A bit of research led to the answer, which is that TCM presumably doesn't have any easy access to newsreels. I thought all of the studios had departments making newsreels; since they also owned theaters in many cases they'd need some newsreel programming to bring the patrons into the theaters as part of the night's program. Well, they did and they didn't. They all distributed newsreels, but the newsreels would have been produced independently. RKO owned the rights to Pathé's newsreel output (Pathé News) up until the late 1940s, at which point they sold the rights, including the back library, to Warner Bros. The fine folks at Warner's later sold those rights to an independent company, which as I understand it is part of the reconstituted Pathé. MGM, meanwhile, had an agreement William Randolph Hearst to distribute newsreels originally known as Hearst Metrotone News, but later renamed News of the Day. Those newsreels, however, are owned by the UCLA archive.

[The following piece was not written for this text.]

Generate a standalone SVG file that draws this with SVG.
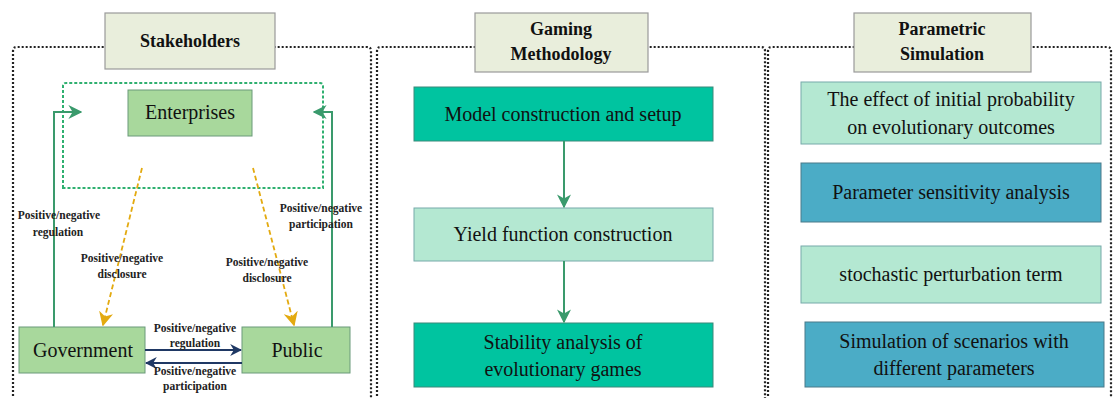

So, in short, the Turner Library, which became the backbone of the original library of movies for TCM (that is, the pre-TV WB movies; the RKO library; and the MGM movies Kirk Kerkorian sold off to Ted Turner in the late 1980s), doesn't as far as I can tell have any newsreels in it.

Saturday, September 4, 2010

Apologies for the absence



I try to put up at least one blog post every day. But, if you've been coming to the blog regularly, you'll notice that this is the first one since August 27. The reason for this is that my modem died not long after posting on the 27th, and since I've got a satellite internet provider, what with my living out in the middle of nowhere, it meant that I had to get a new modem sent by the ISP. They couldn't send it out until Monday, which meant I didn't get it until later in the week. And, of course, connecting new hardware to a computer never goes as planned.

On the bright side, at least my old modem didn't try to cut off my oxygen supply like the HAL-9000, or put on a cowboy hat and come after me like Yul Brynner. But now that I seem to have everything working again, blog posting should return to normal.